▶ _GOAL OF THE EXERCISE_
Repeat the material exactly from its first line to the line that includes "ha='left', va='center')". Skip pictures.

"""

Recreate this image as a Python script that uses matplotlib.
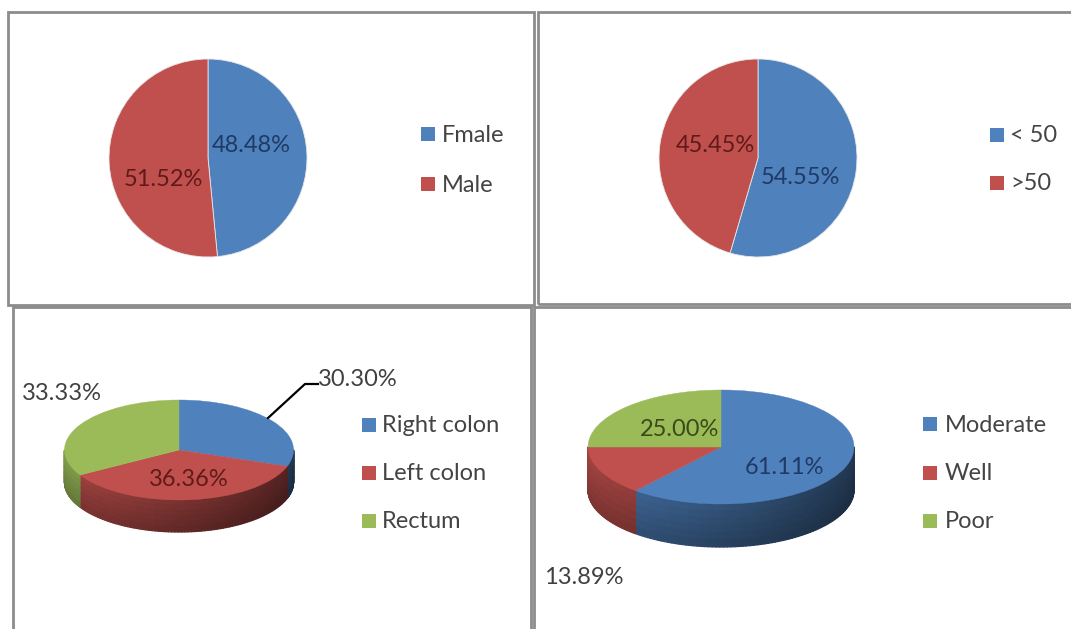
import numpy as np
import matplotlib
matplotlib.use('Agg')
import matplotlib.pyplot as plt
from matplotlib.patches import Rectangle, Wedge
from matplotlib.collections import PolyCollection
from matplotlib.transforms import Affine2D
from matplotlib.colors import to_rgb

W, H = 1071, 629

sex_labels = ['Fmale', 'Male']
sex_pct = [48.48, 51.52]

age_labels = ['< 50', '>50']
age_pct = [54.55, 45.45]

site_labels = ['Right colon', 'Left colon', 'Rectum']
site_pct = [30.30, 36.36, 33.33]

grade_labels = ['Moderate', 'Well', 'Poor']
grade_pct = [61.11, 13.89, 25.00]

BLUE, RED, GREEN = '#4F81BD', '#C0504D', '#9BBB59'
DARK = {BLUE: '#1F3A66', RED: '#5E1B19', GREEN: '#3A4A18'}
OUTSIDE = '#404040'
LEGEND_TXT = '#444444'

plt.rcParams['font.family'] = ['Lato', 'DejaVu Sans']
FS = 17

fig = plt.figure(figsize=(W / 100, H / 100), dpi=100)
ax = fig.add_axes([0, 0, 1, 1])


def Y(y):
    # work in screen pixels, y growing downwards
    return H - y


def fmt(v):
    return '%.2f%%' % v


def box(x0, y0, x1, y1):
    ax.add_patch(Rectangle((x0, Y(y1)), x1 - x0, y1 - y0, fill=False,
                           edgecolor='#8c8c8c', linewidth=2.0, zorder=5))


def legend(x, y0, names, colors, step, dx=20):
    for i, (n, c) in enumerate(zip(names, colors)):
        yc = y0 + i * step
        ax.add_patch(Rectangle((x, Y(yc) - 7), 14, 14, color=c, lw=0))
        ax.text(x + dx, Y(yc) - 1, n, fontsize=FS, color=LEGEND_TXT,
                ha='left', va='center')


def pie3d(values, colors, cx, cy, sx, sy, depth):
    fr = np.asarray(values, float) / np.sum(values)
    edges = 90 - 360 * np.concatenate([[0], np.cumsum(fr)])
    to_data = Affine2D().scale(sx, sy).translate(cx, Y(cy)) + ax.transData
    # side wall, only the front half (-180..0 deg) is visible
    polys, fcols = [], []
    nv = 6
    for i, c in enumerate(colors):
        lo, hi = max(edges[i + 1], -180), min(edges[i], 0)
        if hi <= lo:
            continue
        t = np.radians(np.linspace(lo, hi, 80))
        base = np.array(to_rgb(c))
        for t0, t1 in zip(t[:-1], t[1:]):
            x0, x1 = cx + sx * np.cos(t0), cx + sx * np.cos(t1)
            y0, y1 = Y(cy) + sy * np.sin(t0), Y(cy) + sy * np.sin(t1)
            k = 0.64 - 0.2 * np.cos(0.5 * (t0 + t1))
            for j in range(nv):
                d0, d1 = depth * j / nv, depth * (j + 1) / nv
                polys.append([(x0, y0 - d0), (x1, y1 - d0),
                              (x1, y1 - d1), (x0, y0 - d1)])
                kv = k * (1 - 0.22 * (j + 0.5) / nv)
                fcols.append(np.clip(base * kv, 0, 1))
    ax.add_collection(PolyCollection(polys, facecolors=fcols,
                                     edgecolors=fcols, linewidths=0.9))
    for i, c in enumerate(colors):
        ax.add_patch(Wedge((0, 0), 1, edges[i + 1], edges[i], facecolor=c,
                           edgecolor=c, linewidth=0.3, transform=to_data))


# panel frames
box(8, 12, 534, 305)
box(538, 12, 1080, 304)
box(13, 307, 531, 640)
box(534, 307, 1080, 640)

# sex
ax.pie(sex_pct, colors=[BLUE, RED], startangle=90, counterclock=False,
       center=(208, Y(158)), radius=99, frame=True,
       wedgeprops=dict(edgecolor='#e6e6e6', linewidth=0.6))
ax.text(251, Y(146), fmt(sex_pct[0]), fontsize=FS, color=DARK[BLUE], ha='center', va='center')
ax.text(163, Y(179), fmt(sex_pct[1]), fontsize=FS, color=DARK[RED], ha='center', va='center')
legend(421, 134, sex_labels, [BLUE, RED], 50, dx=21)

# age
ax.pie(age_pct, colors=[BLUE, RED], startangle=90, counterclock=False,
       center=(758, Y(158)), radius=99, frame=True,
       wedgeprops=dict(edgecolor='#e6e6e6', linewidth=0.6))
ax.text(715, Y(146), fmt(age_pct[1]), fontsize=FS, color=DARK[RED], ha='center', va='center')
ax.text(800, Y(178), fmt(age_pct[0]), fontsize=FS, color=DARK[BLUE], ha='center', va='center')
legend(990, 135, age_labels, [BLUE, RED], 48)

# tumour site
pie3d(site_pct, [BLUE, RED, GREEN], 179, 450, 114.5, 50, 32)
ax.text(62, Y(394), fmt(site_pct[2]), fontsize=FS, color=OUTSIDE, ha='center', va='center')
ax.text(358, Y(379), fmt(site_pct[0]), fontsize=FS, color=OUTSIDE, ha='center', va='center')
ax.plot([268, 305, 318], [Y(418), Y(384), Y(384)], color='black', lw=1.6)
ax.text(189, Y(480), fmt(site_pct[1]), fontsize=FS, color=DARK[RED], ha='center', va='center')
legend(362, 425, site_labels, [BLUE, RED, GREEN], 48)

# grade
pie3d(grade_pct, [BLUE, RED, GREEN], 721, 447, 133, 57, 43)
ax.text(680, Y(429), fmt(grade_pct[2]), fontsize=FS, color=DARK[GREEN], ha='center', va='center')
ax.text(785, Y(467), fmt(grade_pct[0]), fontsize=FS, color=DARK[BLUE], ha='center', va='center')
ax.text(584, Y(578), fmt(grade_pct[1]), fontsize=FS, color=OUTSIDE, ha='center', va='center')
legend(923, 424, grade_labels, [BLUE, RED, GREEN], 48.5, dx=22)

ax.set_xlim(0, W)
ax.set_ylim(0, H)
ax.set_aspect('auto')
ax.axis('off')

fig.savefig('out.png', dpi=100, facecolor='white')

"""

▶ _ANSWER_
Recreate this image as a Python script that uses matplotlib.
import numpy as np
import matplotlib
matplotlib.use('Agg')
import matplotlib.pyplot as plt
from matplotlib.patches import Rectangle, Wedge
from matplotlib.collections import PolyCollection
from matplotlib.transforms import Affine2D
from matplotlib.colors import to_rgb

W, H = 1071, 629

sex_labels = ['Fmale', 'Male']
sex_pct = [48.48, 51.52]

age_labels = ['< 50', '>50']
age_pct = [54.55, 45.45]

site_labels = ['Right colon', 'Left colon', 'Rectum']
site_pct = [30.30, 36.36, 33.33]

grade_labels = ['Moderate', 'Well', 'Poor']
grade_pct = [61.11, 13.89, 25.00]

BLUE, RED, GREEN = '#4F81BD', '#C0504D', '#9BBB59'
DARK = {BLUE: '#1F3A66', RED: '#5E1B19', GREEN: '#3A4A18'}
OUTSIDE = '#404040'
LEGEND_TXT = '#444444'

plt.rcParams['font.family'] = ['Lato', 'DejaVu Sans']
FS = 17

fig = plt.figure(figsize=(W / 100, H / 100), dpi=100)
ax = fig.add_axes([0, 0, 1, 1])


def Y(y):
    # work in screen pixels, y growing downwards
    return H - y


def fmt(v):
    return '%.2f%%' % v


def box(x0, y0, x1, y1):
    ax.add_patch(Rectangle((x0, Y(y1)), x1 - x0, y1 - y0, fill=False,
                           edgecolor='#8c8c8c', linewidth=2.0, zorder=5))


def legend(x, y0, names, colors, step, dx=20):
    for i, (n, c) in enumerate(zip(names, colors)):
        yc = y0 + i * step
        ax.add_patch(Rectangle((x, Y(yc) - 7), 14, 14, color=c, lw=0))
        ax.text(x + dx, Y(yc) - 1, n, fontsize=FS, color=LEGEND_TXT,
                ha='left', va='center')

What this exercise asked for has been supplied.